Section 1031 of the IRS code
Section 1031 of the IRS code lays out the basic eligibility requirements for a 1031 exchange. "No gain or loss shall be recognized on the exchange of property held for productive use in a trade or business or for investment if such property is exchanged solely for property of like kind which is to be held either for productive use in a trade or business or for investment," it states.
Basically, if the tax-payer is selling property that he has used for business purposes or held as an investment, he can defer his capital gains tax obligation by using the proceeds from the sale to purchase a similar property that will also be used for business purposes or held as an investment.
The term "like-kind" in the tax code merely means that the taxpayer cannot use proceeds from the sale of an asset in a specific asset class to purchase a new asset in a different asset class. In short, real estate for real estate, livestock for livestock or rare gems for rare gems meet the definition.
A 1031 exchange must be initiated concurrently with the close on the sale of the relinquished property.
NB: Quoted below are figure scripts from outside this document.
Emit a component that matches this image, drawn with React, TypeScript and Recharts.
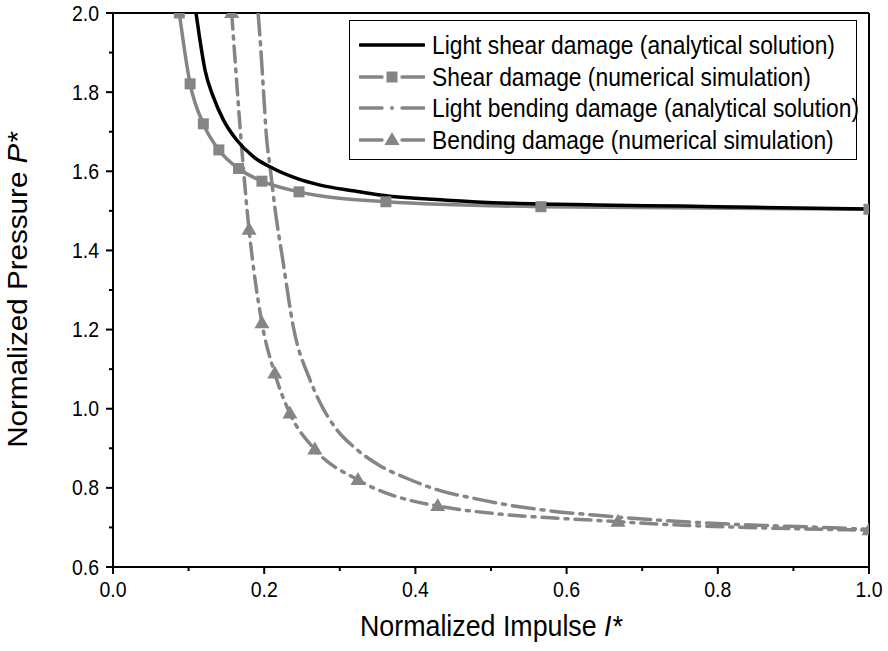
import React from 'react';
import { LineChart, Line, XAxis, YAxis, ReferenceLine } from 'recharts';

// ---- data ----
const shearAnalyticalI = [0.1098, 0.115, 0.1217, 0.1327, 0.146, 0.1636, 0.1856, 0.212, 0.243, 0.274, 0.32, 0.353, 0.441, 0.53, 0.64, 0.75, 0.85, 1.0];
const shearAnalyticalP = [2.0, 1.932, 1.856, 1.788, 1.73, 1.679, 1.637, 1.607, 1.582, 1.565, 1.55, 1.54, 1.527, 1.519, 1.515, 1.512, 1.509, 1.505];

const shearNumericalI = [0.0877, 0.102, 0.1195, 0.14, 0.166, 0.197, 0.246, 0.361, 0.566, 1.0];
const shearNumericalP = [2.0, 1.821, 1.72, 1.654, 1.607, 1.575, 1.548, 1.523, 1.5105, 1.504];

const bendingAnalyticalI = [0.192, 0.195, 0.199, 0.203, 0.2077, 0.214, 0.2253, 0.2385, 0.2606, 0.274, 0.296, 0.32, 0.353, 0.39, 0.4325, 0.476, 0.525, 0.578, 0.644, 0.71, 0.82, 0.952, 1.0];
const bendingAnalyticalP = [2.0, 1.923, 1.805, 1.687, 1.612, 1.51, 1.367, 1.207, 1.073, 1.015, 0.947, 0.901, 0.856, 0.823, 0.793, 0.774, 0.756, 0.742, 0.73, 0.72, 0.708, 0.699, 0.695];

const bendingNumericalI = [0.157, 0.18, 0.197, 0.214, 0.234, 0.267, 0.324, 0.4295, 0.668, 1.0];
const bendingNumericalP = [2.0, 1.452, 1.216, 1.089, 0.988, 0.897, 0.82, 0.754, 0.7144, 0.693];

const xTicks = [0, 0.1, 0.2, 0.3, 0.4, 0.5, 0.6, 0.7, 0.8, 0.9, 1.0];
const yTicks = [0.6, 0.7, 0.8, 0.9, 1.0, 1.1, 1.2, 1.3, 1.4, 1.5, 1.6, 1.7, 1.8, 1.9, 2.0];

const legendLabels = [
  'Light shear damage (analytical solution)',
  'Shear damage (numerical simulation)',
  'Light bending damage (analytical solution)',
  'Bending damage (numerical simulation)',
];

const xTitle = 'Normalized Impulse ';
const xTitleSym = 'I*';
const yTitle = 'Normalized Pressure ';
const yTitleSym = 'P*';

// ---- helpers ----
const toRows = (xs: number[], ys: number[]) => xs.map((I, i) => ({ I, P: ys[i] }));

const shearAnalytical = toRows(shearAnalyticalI, shearAnalyticalP);
const shearNumerical = toRows(shearNumericalI, shearNumericalP);
const bendingAnalytical = toRows(bendingAnalyticalI, bendingAnalyticalP);
const bendingNumerical = toRows(bendingNumericalI, bendingNumericalP);

const FONT = '"Liberation Sans", Arial, sans-serif';
const GRAY = '#858585';
const DASHDOT = '22 7 3 7';
const SX = 0.905; // horizontal condensing of the reference's lettering

const isMajor = (v: number) => Math.round(v * 10) % 2 === 0;

const XTick = (props: any) => {
  const { x, y, payload } = props;
  const v = payload.value as number;
  const major = isMajor(v);
  return (
    <g>
      <line x1={x} x2={x} y1={y} y2={y + (major ? 7 : 4)} stroke="#000" strokeWidth={2} />
      {major && (
        <text transform={`translate(${x} ${y + 22}) scale(${SX} 1)`} dy="0.35em" textAnchor="middle" fontSize={21.5} fontFamily={FONT} fill="#000">
          {v.toFixed(1)}
        </text>
      )}
    </g>
  );
};

const YTick = (props: any) => {
  const { x, y, payload } = props;
  const v = payload.value as number;
  const major = isMajor(v);
  return (
    <g>
      <line x1={x} x2={x - (major ? 7 : 4)} y1={y} y2={y} stroke="#000" strokeWidth={2} />
      {major && (
        <text transform={`translate(${x - 14} ${y}) scale(${SX} 1)`} dy="0.35em" textAnchor="end" fontSize={21.5} fontFamily={FONT} fill="#000">
          {v.toFixed(1)}
        </text>
      )}
    </g>
  );
};

const Square = (props: any) => {
  const { cx, cy } = props;
  if (cx == null || cy == null) return null;
  return <rect x={cx - 5.5} y={cy - 5.5} width={11} height={11} fill={GRAY} />;
};

const Triangle = (props: any) => {
  const { cx, cy } = props;
  if (cx == null || cy == null) return null;
  return <polygon points={`${cx},${cy - 8} ${cx - 7.5},${cy + 5} ${cx + 7.5},${cy + 5}`} fill={GRAY} />;
};

const LegendSample = ({ idx }: { idx: number }) => {
  const w = 66;
  const h = 20;
  const m = h / 2;
  if (idx === 0) {
    return (
      <svg width={w} height={h}><line x1={1} x2={w - 1} y1={m} y2={m} stroke="#000" strokeWidth={3.5} strokeLinecap="round" /></svg>
    );
  }
  const left = <line x1={1} x2={23} y1={m} y2={m} stroke={GRAY} strokeWidth={3.5} strokeLinecap="round" />;
  const right = <line x1={43} x2={w - 1} y1={m} y2={m} stroke={GRAY} strokeWidth={3.5} strokeLinecap="round" />;
  let mid: React.ReactNode = null;
  if (idx === 1) mid = <rect x={w / 2 - 5.5} y={m - 5.5} width={11} height={11} fill={GRAY} />;
  else if (idx === 2) mid = <circle cx={w / 2} cy={m} r={2} fill={GRAY} />;
  else mid = <polygon points={`${w / 2},${m - 8} ${w / 2 - 7.5},${m + 5} ${w / 2 + 7.5},${m + 5}`} fill={GRAY} />;
  return (
    <svg width={w} height={h}>
      {left}
      {mid}
      {right}
    </svg>
  );
};

export default function App() {
  return (
    <div style={{ position: 'absolute', left: 0, top: 0, width: 888, height: 651, background: '#fff' }}>
      <LineChart width={888} height={651} margin={{ top: 13, right: 19, bottom: 0, left: 0 }}>
        <XAxis
          type="number"
          dataKey="I"
          domain={[0, 1]}
          ticks={xTicks}
          interval={0}
          tick={<XTick />}
          tickLine={false}
          tickSize={0}
          tickMargin={0}
          height={84}
          axisLine={{ stroke: '#000', strokeWidth: 2 }}
          allowDataOverflow
        />
        <YAxis
          type="number"
          dataKey="P"
          domain={[0.6, 2.0]}
          ticks={yTicks}
          interval={0}
          tick={<YTick />}
          tickLine={false}
          tickSize={0}
          tickMargin={0}
          width={113}
          axisLine={{ stroke: '#000', strokeWidth: 2 }}
          allowDataOverflow
        />
        <ReferenceLine y={2.0} stroke="#000" strokeWidth={2} />
        <ReferenceLine x={1.0} stroke="#000" strokeWidth={2} />
        <Line data={bendingAnalytical} dataKey="P" type="monotone" stroke={GRAY} strokeWidth={3.5} strokeDasharray={DASHDOT} strokeLinecap="round" dot={false} isAnimationActive={false} />
        <Line data={bendingNumerical} dataKey="P" type="monotone" stroke={GRAY} strokeWidth={3.5} strokeDasharray="16 7 3 7" strokeLinecap="round" dot={<Triangle />} isAnimationActive={false} />
        <Line data={shearNumerical} dataKey="P" type="monotone" stroke={GRAY} strokeWidth={3.5} dot={<Square />} isAnimationActive={false} />
        <Line data={shearAnalytical} dataKey="P" type="monotone" stroke="#000" strokeWidth={3.5} dot={false} isAnimationActive={false} />
        <text transform={`translate(491 626) scale(${SX} 1)`} dy="0.35em" textAnchor="middle" fontSize={29.6} fontFamily={FONT} fill="#000">
          {xTitle}<tspan fontStyle="italic">{xTitleSym}</tspan>
        </text>
        <text transform={`translate(18 290) rotate(-90) scale(1 ${SX})`} dy="0.35em" textAnchor="middle" fontSize={29.6} fontFamily={FONT} fill="#000">
          {yTitle}<tspan fontStyle="italic">{yTitleSym}</tspan>
        </text>
      </LineChart>
      <div
        style={{
          position: 'absolute',
          left: 349,
          top: 20,
          width: 508,
          height: 140,
          boxSizing: 'border-box',
          border: '1.5px solid #000',
          background: '#fff',
          fontFamily: FONT,
          fontSize: 25.2,
          color: '#000',
        }}
      >
        {legendLabels.map((lab, i) => (
          <div key={i} style={{ position: 'absolute', left: 9, top: 13 + i * 31.5, height: 22, display: 'flex', alignItems: 'center', whiteSpace: 'nowrap' }}>
            <LegendSample idx={i} />
            <span style={{ marginLeft: 7, display: 'inline-block', transform: `scaleX(${SX})`, transformOrigin: 'left center', lineHeight: '22px' }}>{lab}</span>
          </div>
        ))}
      </div>
    </div>
  );
}
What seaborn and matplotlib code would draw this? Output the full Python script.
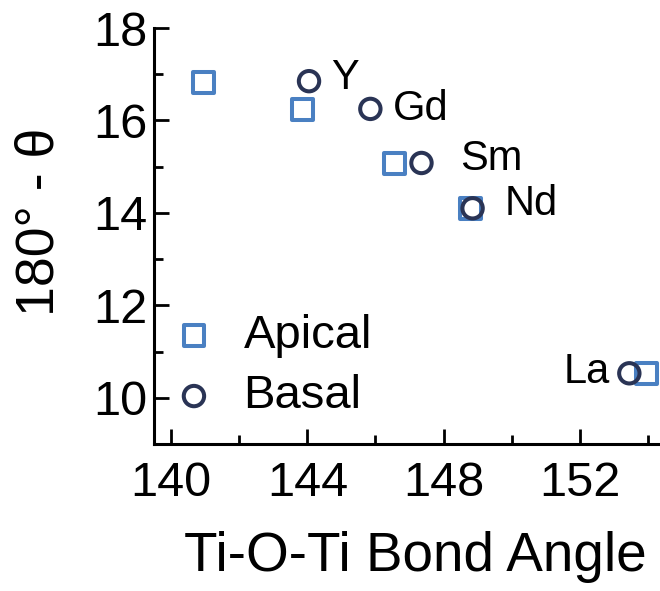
import matplotlib
matplotlib.use("Agg")
import matplotlib.pyplot as plt
from matplotlib.ticker import MultipleLocator
import seaborn as sns
import pandas as pd

# Rare-earth titanates: octahedral tilt (180° - θ) vs Ti-O-Ti bond angle
elements = ["Y", "Gd", "Sm", "Nd", "La"]
apical_angle = [140.95, 143.85, 146.55, 148.8, 153.95]
apical_tilt = [16.82, 16.23, 15.07, 14.1, 10.53]
basal_angle = [144.05, 145.85, 147.35, 148.85, 153.45]
basal_tilt = [16.85, 16.25, 15.08, 14.1, 10.53]

apical = pd.DataFrame({"angle": apical_angle, "tilt": apical_tilt, "element": elements})
basal = pd.DataFrame({"angle": basal_angle, "tilt": basal_tilt, "element": elements})

sns.set_theme(style="ticks")
plt.rcParams["font.family"] = ["Liberation Sans", "DejaVu Sans"]
plt.rcParams["text.color"] = "black"
plt.rcParams["axes.labelcolor"] = "black"

APICAL_COLOR = "#4a80c2"
BASAL_COLOR = "#2a3455"

fig = plt.figure(figsize=(6.6, 5.91), dpi=100)
ax = fig.add_axes([0.2333, 0.2487, 0.7667, 0.7039])

sns.scatterplot(data=apical, x="angle", y="tilt", ax=ax, marker="s", s=225,
                facecolor="none", edgecolor=APICAL_COLOR, linewidth=2.9,
                label="Apical", zorder=3)
sns.scatterplot(data=basal, x="angle", y="tilt", ax=ax, marker="o", s=215,
                facecolor="none", edgecolor=BASAL_COLOR, linewidth=2.9,
                label="Basal", zorder=4)

# element labels next to the basal points
label_offsets = {"Y": (16, 2), "Gd": (16, 0), "Sm": (28, 3), "Nd": (23, 3), "La": (-14, 1)}
for _, row in basal.iterrows():
    dx, dy = label_offsets[row["element"]]
    ax.annotate(row["element"], (row["angle"], row["tilt"]),
                xytext=(dx, dy), textcoords="offset points",
                ha="left" if dx > 0 else "right", va="center",
                fontsize=30, color="black")

ax.set_xlim(139.5, 154.35)
ax.set_ylim(9, 18)
ax.xaxis.set_major_locator(MultipleLocator(4))
ax.xaxis.set_minor_locator(MultipleLocator(2))
ax.yaxis.set_major_locator(MultipleLocator(2))
ax.yaxis.set_minor_locator(MultipleLocator(1))

ax.tick_params(which="both", direction="in", width=2, color="black",
               labelsize=35, labelcolor="black")
ax.tick_params(which="major", length=11)
ax.tick_params(which="minor", length=6.5)
ax.tick_params(axis="x", pad=12)
ax.tick_params(axis="y", pad=5)

for side in ["top", "right"]:
    ax.spines[side].set_visible(False)
for side in ["left", "bottom"]:
    ax.spines[side].set_linewidth(2.2)
    ax.spines[side].set_color("black")

ax.set_xlabel("Ti-O-Ti Bond Angle", fontsize=39.5, labelpad=18.5, color="black")
ax.xaxis.label.set_x(0.516)
ax.set_ylabel("180° - θ", fontsize=38.5, labelpad=20.5, color="black")
ax.yaxis.label.set_y(0.534)

leg = ax.legend(loc="lower left", bbox_to_anchor=(-0.033, -0.018), frameon=False,
                fontsize=34, handletextpad=0.55, labelspacing=0.35,
                borderaxespad=0.3, handlelength=1.0)
for txt in leg.get_texts():
    txt.set_color("black")

fig.savefig("out.png", dpi=100)
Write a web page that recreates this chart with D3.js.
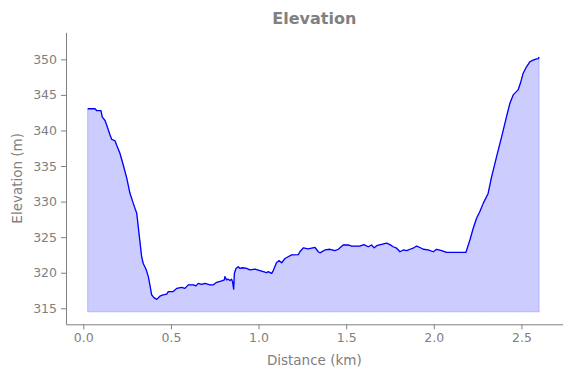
<!DOCTYPE html>
<html>
<head>
<meta charset="utf-8">
<script src="https://cdn.jsdelivr.net/npm/d3@7"></script>
<style>
  body { margin: 0; background: #fff; }
  svg text { font-family: "DejaVu Sans", sans-serif; fill: #808080; }
</style>
</head>
<body>
<svg id="chart" width="571" height="378"></svg>
<script>
// distance along the track (km)
const dist = [0.025, 0.067, 0.076, 0.101, 0.108, 0.124, 0.133, 0.152, 0.162, 0.181,
  0.19, 0.209, 0.228, 0.248, 0.266, 0.282, 0.295, 0.305, 0.318, 0.333,
  0.342, 0.358, 0.371, 0.38, 0.39, 0.403, 0.419, 0.437, 0.456, 0.476,
  0.485, 0.513, 0.533, 0.561, 0.58, 0.599, 0.628, 0.643, 0.656, 0.675,
  0.694, 0.723, 0.742, 0.761, 0.79, 0.805, 0.808, 0.818, 0.827, 0.837,
  0.846, 0.852, 0.858, 0.862, 0.871, 0.884, 0.894, 0.909, 0.932, 0.951,
  0.98, 1.008, 1.027, 1.046, 1.055, 1.075, 1.084, 1.103, 1.118, 1.132,
  1.151, 1.169, 1.189, 1.227, 1.236, 1.255, 1.284, 1.303, 1.322, 1.341,
  1.35, 1.379, 1.407, 1.436, 1.455, 1.483, 1.512, 1.531, 1.578, 1.601,
  1.626, 1.645, 1.66, 1.674, 1.702, 1.731, 1.75, 1.768, 1.788, 1.807,
  1.826, 1.845, 1.864, 1.882, 1.902, 1.921, 1.94, 1.968, 1.997, 2.016,
  2.045, 2.073, 2.183, 2.206, 2.225, 2.244, 2.263, 2.282, 2.31, 2.33,
  2.358, 2.387, 2.415, 2.434, 2.453, 2.481, 2.495, 2.51, 2.529, 2.548,
  2.567, 2.586, 2.596, 2.601]

// elevation (m)
const elev = [343.05, 343.05, 342.8, 342.8, 341.9, 341.4, 340.8, 339.4, 338.75, 338.55,
  337.95, 336.8, 335.15, 333.3, 331.2, 330.0, 329.05, 328.35, 325.5, 322.25,
  321.3, 320.5, 319.45, 318.3, 316.9, 316.5, 316.25, 316.7, 316.9, 317.0,
  317.35, 317.35, 317.8, 317.95, 317.8, 318.3, 318.3, 318.15, 318.5, 318.35,
  318.5, 318.3, 318.3, 318.65, 318.85, 319.0, 319.45, 319.0, 319.1, 318.9,
  319.1, 318.7, 317.7, 319.9, 320.6, 320.85, 320.6, 320.7, 320.6, 320.4,
  320.5, 320.3, 320.15, 320.0, 320.15, 319.9, 320.3, 321.45, 321.7, 321.4,
  322.0, 322.25, 322.5, 322.55, 322.95, 323.5, 323.35, 323.45, 323.55, 322.95,
  322.8, 323.2, 323.3, 323.1, 323.3, 323.9, 323.9, 323.75, 323.75, 323.95,
  323.65, 323.9, 323.5, 323.8, 324.0, 324.15, 323.95, 323.65, 323.45, 322.95,
  323.2, 323.1, 323.3, 323.45, 323.75, 323.55, 323.3, 323.2, 322.95, 323.3,
  323.1, 322.85, 322.85, 324.6, 326.25, 327.65, 328.6, 329.75, 331.15, 333.5,
  336.3, 339.1, 341.95, 343.8, 345.0, 345.7, 346.7, 348.05, 348.95, 349.65,
  349.9, 350.05, 350.1, 350.3]

const baseline = 314.5
const xTicks = [0, 0.5, 1.0, 1.5, 2.0, 2.5]
const yTicks = [315, 320, 325, 330, 335, 340, 345, 350]

const grey = "#808080"
const box = { left: 66, top: 32.3, right: 562.6, bottom: 324.3 }

function draw() {
  let data = dist.map((d, i) => ({ d: d, e: elev[i] }))
  let svg = d3.select("#chart")

  let x = d3.scaleLinear().domain([-0.0987, 2.735]).range([box.left, box.right])
  let y = d3.scaleLinear().domain([312.75, 353.8]).range([box.bottom, box.top])

  // shaded profile
  svg.append("path")
    .datum(data)
    .attr("d", d3.area().x(p => x(p.d)).y0(y(baseline)).y1(p => y(p.e)))
    .attr("fill", "rgba(0,0,255,0.2)")
    .attr("stroke", "rgba(0,0,255,0.2)")
    .attr("stroke-width", 1)

  svg.append("path")
    .datum(data)
    .attr("d", d3.line().x(p => x(p.d)).y(p => y(p.e)))
    .attr("fill", "none")
    .attr("stroke", "#0000ff")
    .attr("stroke-width", 1.3)
    .attr("stroke-linejoin", "round")

  // axes (left and bottom spines only)
  let xAxis = svg.append("g")
    .attr("transform", `translate(0,${box.bottom})`)
    .call(d3.axisBottom(x).tickValues(xTicks).tickFormat(d3.format(".1f"))
      .tickSize(5).tickSizeOuter(0).tickPadding(4))
  let yAxis = svg.append("g")
    .attr("transform", `translate(${box.left},0)`)
    .call(d3.axisLeft(y).tickValues(yTicks).tickFormat(d3.format("d"))
      .tickSize(5).tickSizeOuter(0).tickPadding(4))

  for (let g of [xAxis, yAxis]) {
    g.select(".domain").attr("stroke", grey)
    g.selectAll(".tick line").attr("stroke", grey)
    g.selectAll(".tick text")
      .attr("fill", grey)
      .style("font-size", "12.5px")
      .style("font-family", "DejaVu Sans, sans-serif")
  }

  svg.append("text")
    .attr("x", (box.left + box.right) / 2)
    .attr("y", 24)
    .attr("text-anchor", "middle")
    .style("font-size", "16px")
    .style("font-weight", "bold")
    .text("Elevation")

  svg.append("text")
    .attr("x", (box.left + box.right) / 2)
    .attr("y", 365)
    .attr("text-anchor", "middle")
    .style("font-size", "13.5px")
    .text("Distance (km)")

  svg.append("text")
    .attr("transform", `translate(22,${(box.top + box.bottom) / 2}) rotate(-90)`)
    .attr("text-anchor", "middle")
    .style("font-size", "13.5px")
    .text("Elevation (m)")
}

draw()
</script>
</body>
</html>
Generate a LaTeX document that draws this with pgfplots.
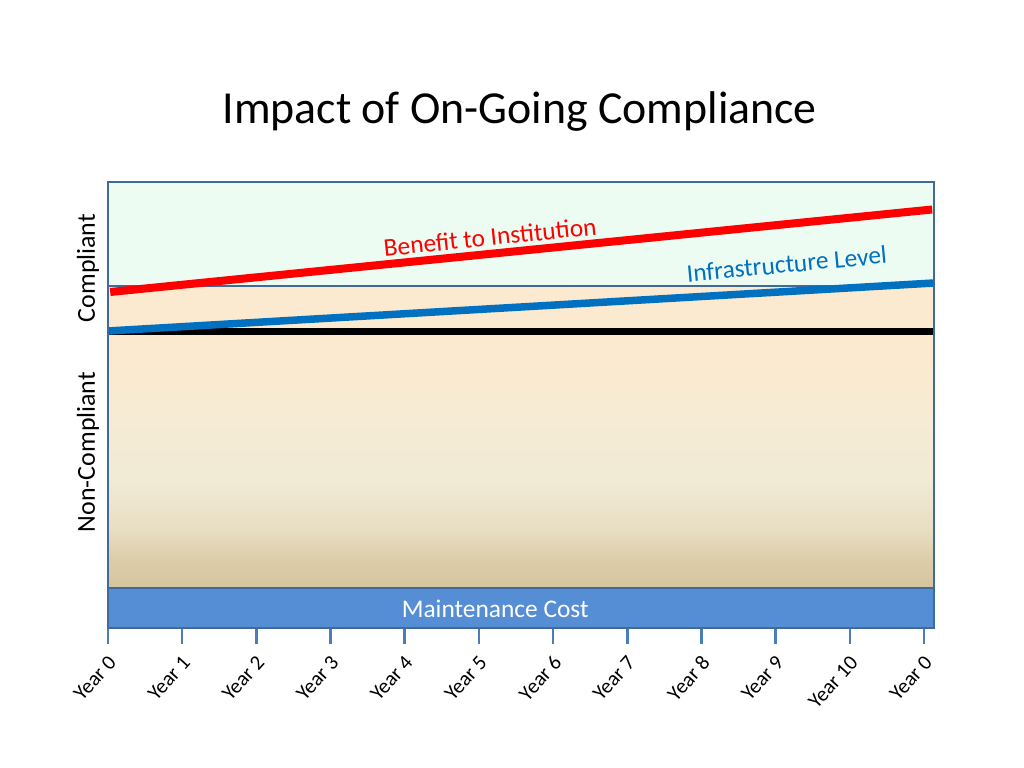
\documentclass[border=0pt]{standalone}
\usepackage{pgfplots}
\pgfplotsset{compat=1.18}
\usepackage{fontspec}
\setmainfont{Carlito}

\definecolor{mint}{HTML}{EDFCF2}
\definecolor{peach}{HTML}{FBEACF}
\definecolor{peachb}{HTML}{F6EBD5}
\definecolor{cream}{HTML}{F1EAD5}
\definecolor{sand}{HTML}{E8DEC2}
\definecolor{sandb}{HTML}{DCCDA9}
\definecolor{tan}{HTML}{D5C59F}
\definecolor{boxline}{HTML}{41699A}
\definecolor{tickc}{HTML}{4A7EBB}
\definecolor{maint}{HTML}{558ED5}
\definecolor{infra}{HTML}{0070C0}

% the region's box is mapped onto 25bp..75bp of the shading
\pgfdeclareverticalshading{noncompliant}{100bp}{color(0bp)=(tan); color(25bp)=(tan); color(29.6bp)=(sandb); color(34.6bp)=(sand); color(42.9bp)=(cream); color(52.8bp)=(peachb); color(62.7bp)=(peach); color(100bp)=(peach)}

\begin{document}
\begin{tikzpicture}
\path[use as bounding box] (0,0) rectangle (1024bp,768bp);
\begin{axis}[
    at={(108bp,140bp)}, anchor=south west,
    scale only axis,
    width=826bp, height=446bp,
    xmin=0, xmax=11.135,
    ymin=0, ymax=446,
    clip=false,
    axis line style={boxline, line width=2bp},
    xtick={0,...,11},
    xticklabels={Year 0, Year 1, Year 2, Year 3, Year 4, Year 5, Year 6, Year 7, Year 8, Year 9, Year 10, Year 0},
    xticklabel style={xshift=-1bp, yshift=-10bp, rotate=48, anchor=north east, font=\fontsize{21}{22}\selectfont, inner sep=0bp},
    ytick=\empty,
    tick align=outside,
    major tick length=16bp,
    x tick style={tickc, line width=2.5bp},
    xtick pos=bottom,
    axis on top,
]

% regions
\addplot[draw=none, fill=mint] coordinates {(0,342) (11.135,342) (11.135,446) (0,446)} --cycle;
\addplot[draw=none, shading=noncompliant] coordinates {(0,40) (11.135,40) (11.135,342) (0,342)} --cycle;
\addplot[draw=boxline, line width=2bp, fill=maint] coordinates {(0,0) (11.135,0) (11.135,40) (0,40)} --cycle;
\addplot[boxline, line width=2bp] coordinates {(0,342) (11.135,342)};

% lines
\addplot[black, line width=7bp] coordinates {(0,296) (11.135,296)};
\addplot[infra, line width=7.5bp] coordinates {(0,297) (11.135,345)};
\addplot[red, line width=8bp] coordinates {(0.03,336) (11.11,418.5)};

% labels
\node[red, rotate=5.9, font=\fontsize{25.5}{28}\selectfont] at (axis cs:5.15,391) {Benefit to Institution};
\node[infra, rotate=5.4, font=\fontsize{25.5}{28}\selectfont] at (axis cs:9.15,364) {Infrastructure Level};
\node[white, font=\fontsize{25.5}{28}\selectfont] at (axis cs:5.22,19) {Maintenance Cost};
\node[rotate=90, font=\fontsize{26}{28}\selectfont] at (axis cs:-0.27,360) {Compliant};
\node[rotate=90, font=\fontsize{26}{28}\selectfont] at (axis cs:-0.27,176) {Non-Compliant};
\node[font=\fontsize{46}{50}\selectfont] at (axis cs:5.55,516) {Impact of On-Going Compliance};
\end{axis}
\end{tikzpicture}
\end{document}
At that time the funds must be transferred to a qualified intermediary (QI), whose primary role is to hold the funds and assist in identification of potential replacement properties.
From the date of closing you have 45 days to identify your potential replacement property or properties. Additionally, within 180 days of the close on your relinquished property you need to complete the purchase of your replacement property. These timelines are hard and fast; failure to abide by them will result in the taxpayer having to pay the tax.